Les épisodes pluvieux plus intenses aujourd’hui que par le passé ne constituent pas la seule explication des coulées boueuses qui frappent certaines régions de Wallonie à un rythme accéléré. L’évolution des pratiques et techniques agricoles contribue elle-aussi grandement au phénomène.
La Fédération demande dès lors aux autorités de mettre en ½uvre sans délai les mesures permettant d’encadrer cette évolution et d’éviter en conséquence des déferlements dévastateurs.
Par-delà une multiplication de la fréquence et de l’intensité des épisodes pluvieux, la répétition des coulées de boue à laquelle nous sommes aujourd’hui confrontés trouve son origine dans une modification des pratiques agricoles et la spécialisation des exploitations. Ainsi, l’abandon de l’élevage a eu pour conséquence le labour de prairies, souvent en pente, qui formaient une ceinture verte autour des villages ruraux, les protégeant de ces coulées boueuses. Par ailleurs, la taille des parcelles cultivées, facteur important de risque d’érosion, n’a cessé de s’accroître conjointement au volume des exploitations, aux remembrements et aux échanges de terre entre exploitants. Dernier élément notable, la qualité des sols cultivés s’est fortement dégradée avec une réduction importante du taux de matière organique, ce qui joue tant sur la capacité d’infiltration de l’eau que sur la cohésion du sol.
Pour lutter contre ces phénomènes, les agriculteurs wallons peuvent bénéficier de manière volontaire du soutien d’une équipe technique spécialisée. La Région finance à ce titre des dispositifs anti-érosifs via son régime de mesures agro-environnementales. Toutefois, purement incitatif, ce système semble manquer cruellement de volontaires. Pourtant à bien observer nos campagnes, ce ne sont pas les signes annonciateurs de problèmes qui manquent : l’érosion diffuse y est importante et nombre de ravines sillonnent nos terres de culture.
L’Europe impose à la Région de gérer la problématique de l’érosion via la « conditionnalité » des aides à l’agriculture. Un dispositif est en place depuis 2005 qui impose la mise en place de bandes enherbées de 6 mètres de large sur les parcelles présentant une pente supérieure à 10 %. La zone érosive est également soumise, depuis peu, à l’obligation d’une couverture hivernale. Ces dispositifs sont malheureusement insuffisants et inadaptés. Ainsi, l’obligation de maintenir une bande enherbée ne s’imposant que l’année des cultures à risque, elle s’avère inefficace car beaucoup trop récente et donc insuffisamment enracinée et développée.

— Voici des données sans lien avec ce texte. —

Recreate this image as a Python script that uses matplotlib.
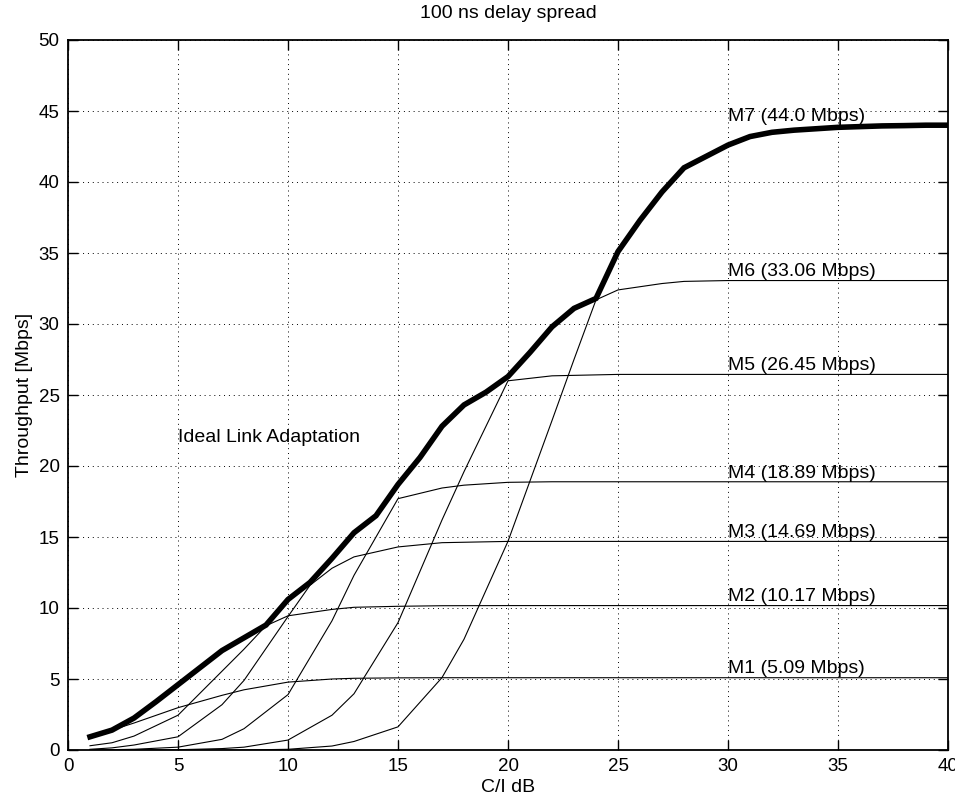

Mais le fond du problème est ailleurs. La Région dispose d’une cartographie précise des parcelles à risque établie sur base des différents critères qui déterminent le risque érosif (pourcentage et longueur de pente, type de sol, etc.)… mais ne l’utilise pas ! Et avec l’approche privilégiée actuellement qui limite le risque à la seule pente, près de 30 % des parcelles à risque sont ignorés.
Inter-Environnement Wallonie plaide pour une approche basée d’une part sur le risque théorique cartographié et, d’autre part, sur la notification obligatoire par les agriculteurs des événements érosifs importants.
Outre la nécessité d’inscrire le bon sens dans la loi et donc d’interdire la culture sur des parcelles présentant un risque trop important (risque érosif estimé à 30 tonnes/an), il importe de renforcer significativement les normes actuelles. La culture sur des parcelles à risque devrait ainsi inclure des aménagements spéciaux, notamment des bandes enherbées permanentes dont le nombre et la largeur seraient proportionnels. Et si malgré ces dispositifs, les problèmes persistent, il conviendrait de conditionner la culture au respect de propositions (redéfinition du parcellaire, limitation de certaines cultures, création de talus…) émises par l’un des conseillers techniques régionaux compétent sur le sujet.
En l’absence d’une prise en charge volontariste, les riverains, les communes et l’environnement continueront à prendre l’eau[[Ces événements n’ont pas seulement un impact sur la qualité de vie et le patrimoine des riverains, ils affectent également nos cours d’eau et la biodiversité, fortement dégradés par ces apports de sédiments. Et ces tonnes de boues influeront aussi lourdement sur les budgets de dragage ou de curage des cours d’eau.]].